The victims' names were released Fridayn ight: Lucero Alcaraz, 19; Treven Taylor Anspach, 20; Rebecka Ann Carnes, 18; Quinn Glen Cooper, 18; Kim Saltmarsh Dietz, 59; Lucas Eibel, 18; Jason Dale Johnson, 33;Lawrence Levine, 67 (assistant professor); Sarena Dawn Moore, 44.

Biden started his speech by bringing attention to the shooting, as well as his own personal ties to the situation. He echoed President Obama's earlier statement that this kind of tragedy is becoming all too common in our country. Both Biden and Obama talked about the need for stronger gun control in the wake of the multiple devastating shootings that have occurred over the past few years, and about how there is actually support for more stringent legislation — background checks, etc. — yet a minority against it was able to prevent such laws from passing.

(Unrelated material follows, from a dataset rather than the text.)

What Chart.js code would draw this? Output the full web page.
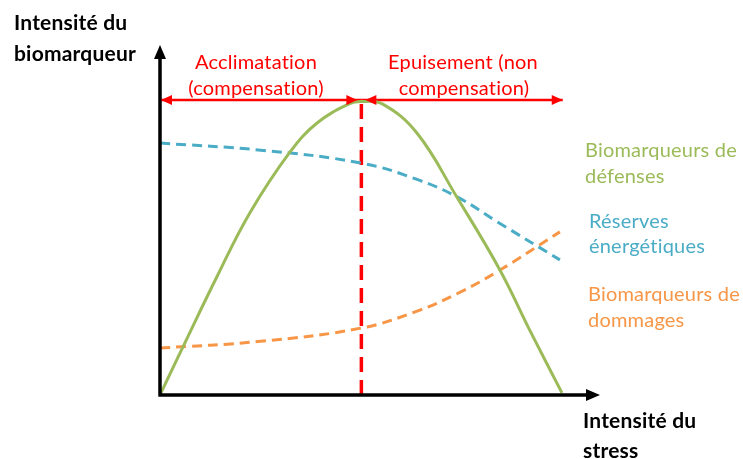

The speech was moving, but whether Biden or Obama or anyone's comments will be enough to actually implement change feels a bit hopeless right now. Read the transcript of what Biden said below.

As many of you have probably heard, there was another shooting today at a community college in rural Oregon. I don’t have the details yet, but unfortunately, this has been happening far too often, the estimates are somewhere between 10 and 13 dead students, and somewhere between 15-25 additional seriously wounded.

I want to say at the outset here, as you all know, there’s nothing … worse than getting that phone call saying that your child is gone. Your child is gone. Or your brother, your sister. Your husband, your wife. And folks, part of the dysfunction of our political system today is that there is an overwhelming consensus in America on two things that are equally defensible: the Second Amendment and sane gun legislation relating to background checks and the ability to … The Second Amendment doesn’t say you can own a bazooka, it doesn’t say you can own an F15 with hellfire missiles. There’s the ability of the government to limit the type of weapon that is available.

And although we don’t have enough information now for me to comment on the specifics, my guess is, I’m prepared to bet you, that it was a semi-automatic or an automatic weapon. I don’t know that yet, but that’ll be my guess. For so many people to be shot in such a short amount of time. We’re basically the only civilized country in the world where we have these massive murders in our country. Eighty-seven percent of the American people agree with the proposal I put together for the president on background checks and gun safety. Even over 60 percent of NRA families support it. So folks, I cite that as part of the dysfunction because we are able to have decided minorities prevent consensus from occurring.

Which doesn’t directly lead into what we’re talking about today, but because my wife … teaches for a full-time job for the last seven years, she teaches 15 credits, she has her master’s and a doctorate. She teaches at a community college. It brings home every time something happens in a school just how … The safest place on earth should be our school and colleges. But that’s for another day.

So my thoughts and prayers, I’m sure along with yours, are with the families who lost folks today.